**Description of the task:** Reproduce the listing below exactly, beginning with its first line and ending with the line that holds "const pfsFirstCensor = [8.1, 12.5];"; pictures are not part of the copy.

**Information supplied:**
*****

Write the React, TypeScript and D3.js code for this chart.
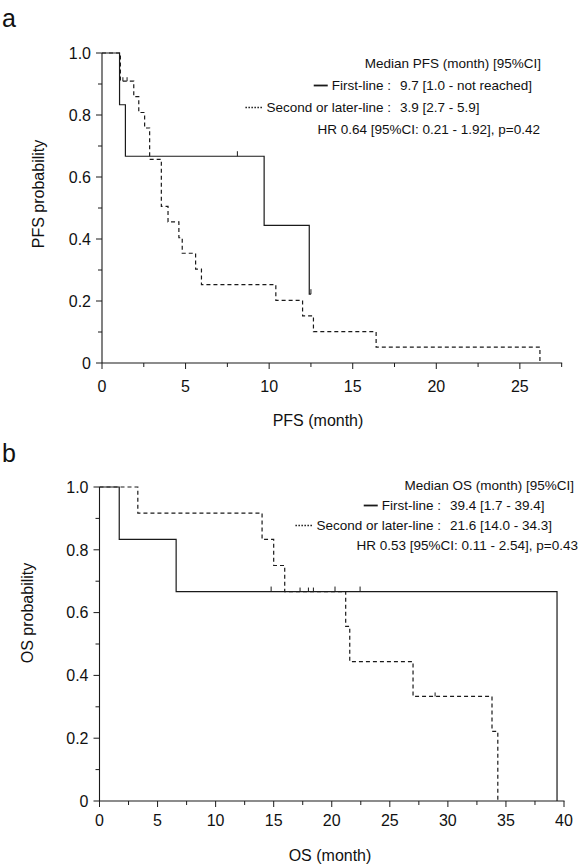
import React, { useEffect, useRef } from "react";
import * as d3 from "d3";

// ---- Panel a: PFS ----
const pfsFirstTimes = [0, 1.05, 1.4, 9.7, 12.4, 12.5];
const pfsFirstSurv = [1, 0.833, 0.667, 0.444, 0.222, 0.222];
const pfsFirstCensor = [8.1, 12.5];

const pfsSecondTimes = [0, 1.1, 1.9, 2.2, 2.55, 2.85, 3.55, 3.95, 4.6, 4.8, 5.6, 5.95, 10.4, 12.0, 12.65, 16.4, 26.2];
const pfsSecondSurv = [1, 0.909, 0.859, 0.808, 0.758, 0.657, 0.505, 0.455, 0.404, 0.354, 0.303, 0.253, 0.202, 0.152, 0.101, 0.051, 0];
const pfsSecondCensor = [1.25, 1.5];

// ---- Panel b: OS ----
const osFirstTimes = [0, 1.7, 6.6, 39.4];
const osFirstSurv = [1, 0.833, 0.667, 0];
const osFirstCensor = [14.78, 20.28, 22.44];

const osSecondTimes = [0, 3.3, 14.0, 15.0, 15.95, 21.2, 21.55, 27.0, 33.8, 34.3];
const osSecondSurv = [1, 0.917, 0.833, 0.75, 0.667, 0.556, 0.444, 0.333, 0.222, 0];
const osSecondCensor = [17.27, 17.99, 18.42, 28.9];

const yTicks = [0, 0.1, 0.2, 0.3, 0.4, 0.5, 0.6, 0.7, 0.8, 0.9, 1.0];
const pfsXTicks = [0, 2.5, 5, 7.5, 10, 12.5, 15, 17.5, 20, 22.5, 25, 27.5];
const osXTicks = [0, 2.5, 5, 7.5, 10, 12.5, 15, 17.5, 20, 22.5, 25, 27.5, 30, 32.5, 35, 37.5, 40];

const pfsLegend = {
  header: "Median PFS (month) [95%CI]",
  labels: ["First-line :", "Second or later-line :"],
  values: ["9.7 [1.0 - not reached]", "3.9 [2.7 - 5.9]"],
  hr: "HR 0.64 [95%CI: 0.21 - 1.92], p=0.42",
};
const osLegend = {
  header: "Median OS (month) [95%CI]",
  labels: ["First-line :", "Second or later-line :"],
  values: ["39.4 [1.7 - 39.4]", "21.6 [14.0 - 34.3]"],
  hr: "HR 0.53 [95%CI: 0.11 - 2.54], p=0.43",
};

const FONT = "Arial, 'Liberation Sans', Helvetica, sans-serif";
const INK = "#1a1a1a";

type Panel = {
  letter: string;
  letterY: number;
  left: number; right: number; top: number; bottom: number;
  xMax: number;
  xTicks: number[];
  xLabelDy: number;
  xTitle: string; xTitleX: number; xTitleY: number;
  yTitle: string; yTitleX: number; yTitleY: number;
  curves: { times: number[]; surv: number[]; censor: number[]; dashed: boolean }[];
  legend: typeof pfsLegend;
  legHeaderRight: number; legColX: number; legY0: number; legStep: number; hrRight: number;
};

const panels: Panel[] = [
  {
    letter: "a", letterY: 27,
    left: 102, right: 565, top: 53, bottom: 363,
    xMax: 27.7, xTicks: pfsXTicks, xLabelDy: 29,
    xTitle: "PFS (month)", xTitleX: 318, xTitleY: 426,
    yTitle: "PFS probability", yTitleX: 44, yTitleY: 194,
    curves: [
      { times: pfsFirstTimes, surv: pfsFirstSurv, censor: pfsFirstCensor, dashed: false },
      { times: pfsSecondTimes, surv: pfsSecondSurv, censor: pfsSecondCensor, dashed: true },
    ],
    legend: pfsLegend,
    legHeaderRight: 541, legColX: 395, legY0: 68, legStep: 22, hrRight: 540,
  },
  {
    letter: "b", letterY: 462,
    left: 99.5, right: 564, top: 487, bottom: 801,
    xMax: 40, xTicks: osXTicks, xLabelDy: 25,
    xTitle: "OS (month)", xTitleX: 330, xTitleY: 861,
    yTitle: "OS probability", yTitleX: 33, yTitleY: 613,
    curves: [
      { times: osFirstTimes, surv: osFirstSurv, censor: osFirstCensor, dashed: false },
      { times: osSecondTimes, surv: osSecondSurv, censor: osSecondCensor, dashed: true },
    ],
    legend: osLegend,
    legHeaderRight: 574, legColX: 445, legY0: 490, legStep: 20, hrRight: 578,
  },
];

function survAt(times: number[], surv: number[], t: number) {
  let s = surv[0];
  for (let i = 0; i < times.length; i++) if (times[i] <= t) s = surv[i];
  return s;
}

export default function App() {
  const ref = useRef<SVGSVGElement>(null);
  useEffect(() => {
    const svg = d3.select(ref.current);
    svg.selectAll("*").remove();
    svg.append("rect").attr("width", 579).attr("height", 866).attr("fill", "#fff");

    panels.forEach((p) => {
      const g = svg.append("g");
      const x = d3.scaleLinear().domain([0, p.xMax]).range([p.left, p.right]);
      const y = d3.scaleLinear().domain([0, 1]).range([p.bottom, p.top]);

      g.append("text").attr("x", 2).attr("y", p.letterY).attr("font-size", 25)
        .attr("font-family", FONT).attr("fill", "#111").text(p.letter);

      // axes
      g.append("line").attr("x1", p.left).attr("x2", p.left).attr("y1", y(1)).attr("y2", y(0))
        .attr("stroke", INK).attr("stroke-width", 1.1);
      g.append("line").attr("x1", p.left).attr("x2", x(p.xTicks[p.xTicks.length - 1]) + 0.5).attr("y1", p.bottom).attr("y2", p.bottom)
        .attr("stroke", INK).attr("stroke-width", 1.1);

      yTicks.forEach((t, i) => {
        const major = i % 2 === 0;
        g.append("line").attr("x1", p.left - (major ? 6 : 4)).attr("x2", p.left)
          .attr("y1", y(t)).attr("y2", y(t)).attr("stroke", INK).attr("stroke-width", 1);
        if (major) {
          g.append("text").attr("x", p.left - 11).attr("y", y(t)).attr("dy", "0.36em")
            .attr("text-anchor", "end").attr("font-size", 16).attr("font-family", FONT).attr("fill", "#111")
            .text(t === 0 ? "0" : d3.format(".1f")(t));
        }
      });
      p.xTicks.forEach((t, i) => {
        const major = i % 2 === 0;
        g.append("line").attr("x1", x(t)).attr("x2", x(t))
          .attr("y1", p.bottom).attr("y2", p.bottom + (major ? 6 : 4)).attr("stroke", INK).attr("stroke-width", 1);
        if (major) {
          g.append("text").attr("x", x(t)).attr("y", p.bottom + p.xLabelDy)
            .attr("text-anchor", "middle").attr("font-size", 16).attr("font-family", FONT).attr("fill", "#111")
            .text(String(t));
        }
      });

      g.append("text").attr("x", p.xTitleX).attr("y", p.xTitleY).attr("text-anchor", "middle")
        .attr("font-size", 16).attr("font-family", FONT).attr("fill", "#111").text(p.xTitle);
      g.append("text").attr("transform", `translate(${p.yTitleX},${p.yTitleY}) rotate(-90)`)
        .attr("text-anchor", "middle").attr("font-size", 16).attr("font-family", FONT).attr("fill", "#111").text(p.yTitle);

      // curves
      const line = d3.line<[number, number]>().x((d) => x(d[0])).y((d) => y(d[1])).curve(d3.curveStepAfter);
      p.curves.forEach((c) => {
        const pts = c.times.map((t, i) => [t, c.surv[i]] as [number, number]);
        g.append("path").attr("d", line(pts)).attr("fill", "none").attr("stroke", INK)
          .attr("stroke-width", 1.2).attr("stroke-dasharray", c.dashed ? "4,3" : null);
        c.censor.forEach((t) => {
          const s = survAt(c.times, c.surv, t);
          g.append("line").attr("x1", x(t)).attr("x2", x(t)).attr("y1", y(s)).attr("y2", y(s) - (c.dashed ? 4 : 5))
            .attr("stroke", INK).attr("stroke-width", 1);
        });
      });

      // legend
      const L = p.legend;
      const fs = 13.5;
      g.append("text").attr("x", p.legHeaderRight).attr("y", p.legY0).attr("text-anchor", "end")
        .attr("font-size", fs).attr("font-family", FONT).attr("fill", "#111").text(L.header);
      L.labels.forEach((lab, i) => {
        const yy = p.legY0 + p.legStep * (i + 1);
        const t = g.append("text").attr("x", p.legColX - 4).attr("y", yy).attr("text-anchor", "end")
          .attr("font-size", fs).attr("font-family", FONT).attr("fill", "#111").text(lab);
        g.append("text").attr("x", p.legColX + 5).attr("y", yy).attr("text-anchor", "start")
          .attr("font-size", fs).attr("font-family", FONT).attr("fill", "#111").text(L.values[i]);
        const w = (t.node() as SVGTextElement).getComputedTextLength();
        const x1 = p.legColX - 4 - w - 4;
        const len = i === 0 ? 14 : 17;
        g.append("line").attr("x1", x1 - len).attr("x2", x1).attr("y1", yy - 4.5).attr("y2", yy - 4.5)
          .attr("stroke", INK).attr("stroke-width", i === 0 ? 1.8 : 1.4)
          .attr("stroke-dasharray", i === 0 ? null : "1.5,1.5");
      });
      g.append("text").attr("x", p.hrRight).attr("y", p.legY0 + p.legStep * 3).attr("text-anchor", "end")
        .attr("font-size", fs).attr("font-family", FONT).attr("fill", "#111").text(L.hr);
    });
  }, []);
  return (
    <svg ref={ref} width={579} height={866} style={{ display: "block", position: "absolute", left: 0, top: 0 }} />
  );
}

*****

**Completed task:**
Write the React, TypeScript and D3.js code for this chart.
import React, { useEffect, useRef } from "react";
import * as d3 from "d3";

// ---- Panel a: PFS ----
const pfsFirstTimes = [0, 1.05, 1.4, 9.7, 12.4, 12.5];
const pfsFirstSurv = [1, 0.833, 0.667, 0.444, 0.222, 0.222];
const pfsFirstCensor = [8.1, 12.5];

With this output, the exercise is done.